I’ve followed the career of Rotherhithe artist Ed Gray for many years and could always see how his paintings fit into the historical landscape of London at large. He has covered most of our capital, and its people in all their various realities, in expansive cityscapes that are snapshots of every little intricacy of those places and people, so I was always intrigued to know why he focussed on one place when he painted Bar Italia, a coffee bar in Soho; a coffee bar, I thought, amongst many, writes Michael Holland.

But when I asked him what was special about it he told me this: ‘From the moment you cross the threshold you are transported back into your past. Nothing has changed in there in the 30 years that I’ve been visiting – the smiles are as warm, the staff are as professional and the coffee is the best in London. But what you are really paying for is a ringside seat into the soap opera of Soho… Nino and the Polledri family and staff have brought a little slice of Italian style to the streets of London for over 70 years, and with my painting I was able to give something back to them.’

I was intrigued, so I arranged a meeting with Nino Polledri, the patriarch who has been at Bar Italia and Little Italy – their restaurant next door – from the beginning; or pretty much since he was born in City Road in 1936. 

Nino is a gourmand, an epicurean, the epitome of bonhomie when entertaining around a table. ‘Can you bring a red and a white, please,’ was how our coming together began. He spoke of how his family came here for a better life and how they began with a Covent Garden café, which was great until Italian men were interned during the war, along with everyone else that weren’t British. But the womenfolk soldiered on to keep the business going until Mr Polledri was released.

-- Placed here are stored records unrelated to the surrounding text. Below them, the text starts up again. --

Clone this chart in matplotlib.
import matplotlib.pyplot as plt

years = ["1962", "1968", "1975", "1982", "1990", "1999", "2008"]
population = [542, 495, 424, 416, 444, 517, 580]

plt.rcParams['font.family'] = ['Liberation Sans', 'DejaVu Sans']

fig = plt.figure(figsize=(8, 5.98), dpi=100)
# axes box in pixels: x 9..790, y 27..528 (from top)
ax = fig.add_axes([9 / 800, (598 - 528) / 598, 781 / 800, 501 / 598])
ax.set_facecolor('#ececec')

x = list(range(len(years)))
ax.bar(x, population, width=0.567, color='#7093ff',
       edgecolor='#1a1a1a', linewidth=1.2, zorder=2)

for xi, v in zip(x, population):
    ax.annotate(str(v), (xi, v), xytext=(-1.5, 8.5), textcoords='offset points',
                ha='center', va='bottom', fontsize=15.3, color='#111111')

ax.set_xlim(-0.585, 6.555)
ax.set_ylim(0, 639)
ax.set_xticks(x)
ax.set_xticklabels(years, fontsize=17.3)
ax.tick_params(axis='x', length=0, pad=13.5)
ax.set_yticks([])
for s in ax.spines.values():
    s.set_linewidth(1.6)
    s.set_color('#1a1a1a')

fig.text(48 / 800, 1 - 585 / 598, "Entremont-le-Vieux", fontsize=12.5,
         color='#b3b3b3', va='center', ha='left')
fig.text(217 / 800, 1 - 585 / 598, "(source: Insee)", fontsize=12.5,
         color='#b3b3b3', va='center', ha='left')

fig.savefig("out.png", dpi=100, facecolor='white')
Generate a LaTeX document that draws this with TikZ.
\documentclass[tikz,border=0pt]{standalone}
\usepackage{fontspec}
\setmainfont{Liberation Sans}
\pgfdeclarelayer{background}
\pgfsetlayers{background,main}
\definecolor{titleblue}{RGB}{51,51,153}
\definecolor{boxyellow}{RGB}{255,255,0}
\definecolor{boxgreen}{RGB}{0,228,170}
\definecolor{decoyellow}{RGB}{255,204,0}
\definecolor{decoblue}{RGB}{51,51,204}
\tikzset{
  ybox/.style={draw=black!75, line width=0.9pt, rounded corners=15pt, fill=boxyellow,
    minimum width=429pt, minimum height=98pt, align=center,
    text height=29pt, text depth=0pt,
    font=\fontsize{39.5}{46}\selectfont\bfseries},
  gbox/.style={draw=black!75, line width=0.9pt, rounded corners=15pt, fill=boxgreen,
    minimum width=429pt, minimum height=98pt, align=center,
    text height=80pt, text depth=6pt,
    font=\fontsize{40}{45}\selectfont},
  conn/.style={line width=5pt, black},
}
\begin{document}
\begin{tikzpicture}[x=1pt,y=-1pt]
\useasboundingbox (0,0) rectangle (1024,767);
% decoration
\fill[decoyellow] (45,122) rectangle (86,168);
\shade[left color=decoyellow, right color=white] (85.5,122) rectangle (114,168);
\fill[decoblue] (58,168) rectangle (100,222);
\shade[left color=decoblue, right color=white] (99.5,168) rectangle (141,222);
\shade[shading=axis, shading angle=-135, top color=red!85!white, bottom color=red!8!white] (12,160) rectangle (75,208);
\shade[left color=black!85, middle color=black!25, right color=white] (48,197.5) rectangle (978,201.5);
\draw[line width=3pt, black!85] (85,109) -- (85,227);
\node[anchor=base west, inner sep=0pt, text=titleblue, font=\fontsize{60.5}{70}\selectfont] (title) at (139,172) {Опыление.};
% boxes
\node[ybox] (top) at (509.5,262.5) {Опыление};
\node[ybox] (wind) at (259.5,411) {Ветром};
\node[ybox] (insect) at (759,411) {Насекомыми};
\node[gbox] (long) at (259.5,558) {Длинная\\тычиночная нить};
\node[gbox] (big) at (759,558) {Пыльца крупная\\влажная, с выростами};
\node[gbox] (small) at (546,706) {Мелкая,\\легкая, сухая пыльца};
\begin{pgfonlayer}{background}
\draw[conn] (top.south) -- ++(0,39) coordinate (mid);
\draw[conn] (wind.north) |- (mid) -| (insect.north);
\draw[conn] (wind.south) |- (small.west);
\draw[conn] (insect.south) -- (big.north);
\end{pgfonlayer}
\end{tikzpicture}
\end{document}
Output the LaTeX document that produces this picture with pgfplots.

After the chef and Nino had a discussion in Italian our orders were in. The Boss had a simple Parma ham and Melon starter, while I had the calamari. Squid is a versatile creature that can be cooked in many ways, but so many restaurants get it wrong. Here it was perfect. It looked good, tasted good, and by golly it done me good.

Nino continued the tale of the Polledris and how they opened several businesses in Soho over the years, though just Bar Italia and Little Italy remain from over 80 years of serving London and its visitors. We discussed the menu that has Ed Gray’s painting on its cover, and I heard stories about the people portrayed in it that I can’t repeat. The wine was kicking in.

The main courses arrived with a flourish. I had a side order of chunky chips and they were good. Very good. But the main attraction was the Veal Milanese, and Welsh Lamb Chops (Nino insisted I try a little of two mains), and these great pieces of meat were cooked simply but perfectly. The lamb absolutely melted. There was some broccoli and salad involved as well, and when I said the dressing was remarkable Nino told me the secret family recipe. The wine had kicked in.

It was then explained to me how you should alternate your liqueurs with coffees. At this point I was believing anything, so the next half hour was a blur of espresso, grappa, espresso, prosecco, espresso, grappa (‘Bring the strong one,’ our waiter was told!) And in between all this I ended up with a Chocolate Fondue for a family of four while Mr P sat there enjoying a naughty little Crème Brûlée for one. I need to say I was not aware that this was a sharing dish, but I did only leave one blueberry, one piece of pineapple, and a couple of marshmallows, which I deem heroic!

Nino’s sons and daughter are in charge now, so the sumptuousness of the feast was courtesy of them, but meeting the father figure of it all, and listening to the family’s history over a wonderful three hours, I know why Ed Gray painted this iconic place in London’s history.

There is also an excellent fixed price menu.

Little Italy – Bar Italia, 21 Frith Street, Soho, W1D 4RN.